WHAT IS ASKED:
Copy all the material below, exactly as it stands.

DATASET SECTION:
::::

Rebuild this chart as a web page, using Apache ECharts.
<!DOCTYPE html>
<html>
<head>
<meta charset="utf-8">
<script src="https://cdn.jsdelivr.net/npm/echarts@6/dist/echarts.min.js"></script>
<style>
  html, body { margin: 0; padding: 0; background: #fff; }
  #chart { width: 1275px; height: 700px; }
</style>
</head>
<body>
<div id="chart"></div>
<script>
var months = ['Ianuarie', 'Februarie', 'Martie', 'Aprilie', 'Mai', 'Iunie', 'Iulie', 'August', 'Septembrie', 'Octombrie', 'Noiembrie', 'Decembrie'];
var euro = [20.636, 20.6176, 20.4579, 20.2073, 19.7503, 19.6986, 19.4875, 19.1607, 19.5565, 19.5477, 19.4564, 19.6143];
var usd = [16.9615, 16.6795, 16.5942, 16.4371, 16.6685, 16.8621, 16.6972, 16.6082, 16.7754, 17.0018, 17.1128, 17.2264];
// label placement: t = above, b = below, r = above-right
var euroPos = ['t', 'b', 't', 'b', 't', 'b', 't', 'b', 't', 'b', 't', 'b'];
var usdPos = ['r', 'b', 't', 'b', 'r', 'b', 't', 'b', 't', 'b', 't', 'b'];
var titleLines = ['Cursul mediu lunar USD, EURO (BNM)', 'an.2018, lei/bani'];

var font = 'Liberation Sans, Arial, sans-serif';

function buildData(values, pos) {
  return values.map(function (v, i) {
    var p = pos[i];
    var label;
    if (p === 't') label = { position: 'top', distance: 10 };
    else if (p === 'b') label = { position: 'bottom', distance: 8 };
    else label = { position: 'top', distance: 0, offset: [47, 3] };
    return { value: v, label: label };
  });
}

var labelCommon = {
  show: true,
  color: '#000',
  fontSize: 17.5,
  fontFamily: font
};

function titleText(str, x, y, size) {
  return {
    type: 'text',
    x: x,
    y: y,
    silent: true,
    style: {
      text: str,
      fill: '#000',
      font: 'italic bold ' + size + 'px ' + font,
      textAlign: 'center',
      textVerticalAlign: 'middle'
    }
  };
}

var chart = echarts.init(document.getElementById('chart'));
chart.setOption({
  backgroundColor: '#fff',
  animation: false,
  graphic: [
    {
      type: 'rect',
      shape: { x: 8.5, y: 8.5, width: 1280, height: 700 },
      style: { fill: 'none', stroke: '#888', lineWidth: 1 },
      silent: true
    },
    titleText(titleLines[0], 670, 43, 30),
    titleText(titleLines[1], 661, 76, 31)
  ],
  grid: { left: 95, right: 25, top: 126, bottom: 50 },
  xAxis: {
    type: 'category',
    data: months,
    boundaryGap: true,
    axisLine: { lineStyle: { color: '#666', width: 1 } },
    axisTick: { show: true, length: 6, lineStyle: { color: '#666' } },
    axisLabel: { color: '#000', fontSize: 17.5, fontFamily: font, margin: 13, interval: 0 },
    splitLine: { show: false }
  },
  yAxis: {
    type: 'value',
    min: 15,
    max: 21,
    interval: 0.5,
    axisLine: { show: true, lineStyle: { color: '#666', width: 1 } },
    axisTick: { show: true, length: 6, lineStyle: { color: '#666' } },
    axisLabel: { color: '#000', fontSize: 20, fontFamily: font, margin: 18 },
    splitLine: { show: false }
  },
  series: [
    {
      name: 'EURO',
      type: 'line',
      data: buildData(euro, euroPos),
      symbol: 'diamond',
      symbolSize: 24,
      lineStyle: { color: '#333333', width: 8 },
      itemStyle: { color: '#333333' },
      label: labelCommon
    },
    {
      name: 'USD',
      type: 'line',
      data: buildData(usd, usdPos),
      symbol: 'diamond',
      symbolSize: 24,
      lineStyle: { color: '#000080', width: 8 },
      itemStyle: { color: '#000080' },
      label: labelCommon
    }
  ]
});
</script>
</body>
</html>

::::

ANSWER TO THIS TASK:
Rebuild this chart as a web page, using Apache ECharts.
<!DOCTYPE html>
<html>
<head>
<meta charset="utf-8">
<script src="https://cdn.jsdelivr.net/npm/echarts@6/dist/echarts.min.js"></script>
<style>
  html, body { margin: 0; padding: 0; background: #fff; }
  #chart { width: 1275px; height: 700px; }
</style>
</head>
<body>
<div id="chart"></div>
<script>
var months = ['Ianuarie', 'Februarie', 'Martie', 'Aprilie', 'Mai', 'Iunie', 'Iulie', 'August', 'Septembrie', 'Octombrie', 'Noiembrie', 'Decembrie'];
var euro = [20.636, 20.6176, 20.4579, 20.2073, 19.7503, 19.6986, 19.4875, 19.1607, 19.5565, 19.5477, 19.4564, 19.6143];
var usd = [16.9615, 16.6795, 16.5942, 16.4371, 16.6685, 16.8621, 16.6972, 16.6082, 16.7754, 17.0018, 17.1128, 17.2264];
// label placement: t = above, b = below, r = above-right
var euroPos = ['t', 'b', 't', 'b', 't', 'b', 't', 'b', 't', 'b', 't', 'b'];
var usdPos = ['r', 'b', 't', 'b', 'r', 'b', 't', 'b', 't', 'b', 't', 'b'];
var titleLines = ['Cursul mediu lunar USD, EURO (BNM)', 'an.2018, lei/bani'];

var font = 'Liberation Sans, Arial, sans-serif';

function buildData(values, pos) {
  return values.map(function (v, i) {
    var p = pos[i];
    var label;
    if (p === 't') label = { position: 'top', distance: 10 };
    else if (p === 'b') label = { position: 'bottom', distance: 8 };
    else label = { position: 'top', distance: 0, offset: [47, 3] };
    return { value: v, label: label };
  });
}

var labelCommon = {
  show: true,
  color: '#000',
  fontSize: 17.5,
  fontFamily: font
};

function titleText(str, x, y, size) {
  return {
    type: 'text',
    x: x,
    y: y,
    silent: true,
    style: {
      text: str,
      fill: '#000',
      font: 'italic bold ' + size + 'px ' + font,
      textAlign: 'center',
      textVerticalAlign: 'middle'
    }
  };
}

var chart = echarts.init(document.getElementById('chart'));
chart.setOption({
  backgroundColor: '#fff',
  animation: false,
  graphic: [
    {
      type: 'rect',
      shape: { x: 8.5, y: 8.5, width: 1280, height: 700 },
      style: { fill: 'none', stroke: '#888', lineWidth: 1 },
      silent: true
    },
    titleText(titleLines[0], 670, 43, 30),
    titleText(titleLines[1], 661, 76, 31)
  ],
  grid: { left: 95, right: 25, top: 126, bottom: 50 },
  xAxis: {
    type: 'category',
    data: months,
    boundaryGap: true,
    axisLine: { lineStyle: { color: '#666', width: 1 } },
    axisTick: { show: true, length: 6, lineStyle: { color: '#666' } },
    axisLabel: { color: '#000', fontSize: 17.5, fontFamily: font, margin: 13, interval: 0 },
    splitLine: { show: false }
  },
  yAxis: {
    type: 'value',
    min: 15,
    max: 21,
    interval: 0.5,
    axisLine: { show: true, lineStyle: { color: '#666', width: 1 } },
    axisTick: { show: true, length: 6, lineStyle: { color: '#666' } },
    axisLabel: { color: '#000', fontSize: 20, fontFamily: font, margin: 18 },
    splitLine: { show: false }
  },
  series: [
    {
      name: 'EURO',
      type: 'line',
      data: buildData(euro, euroPos),
      symbol: 'diamond',
      symbolSize: 24,
      lineStyle: { color: '#333333', width: 8 },
      itemStyle: { color: '#333333' },
      label: labelCommon
    },
    {
      name: 'USD',
      type: 'line',
      data: buildData(usd, usdPos),
      symbol: 'diamond',
      symbolSize: 24,
      lineStyle: { color: '#000080', width: 8 },
      itemStyle: { color: '#000080' },
      label: labelCommon
    }
  ]
});
</script>
</body>
</html>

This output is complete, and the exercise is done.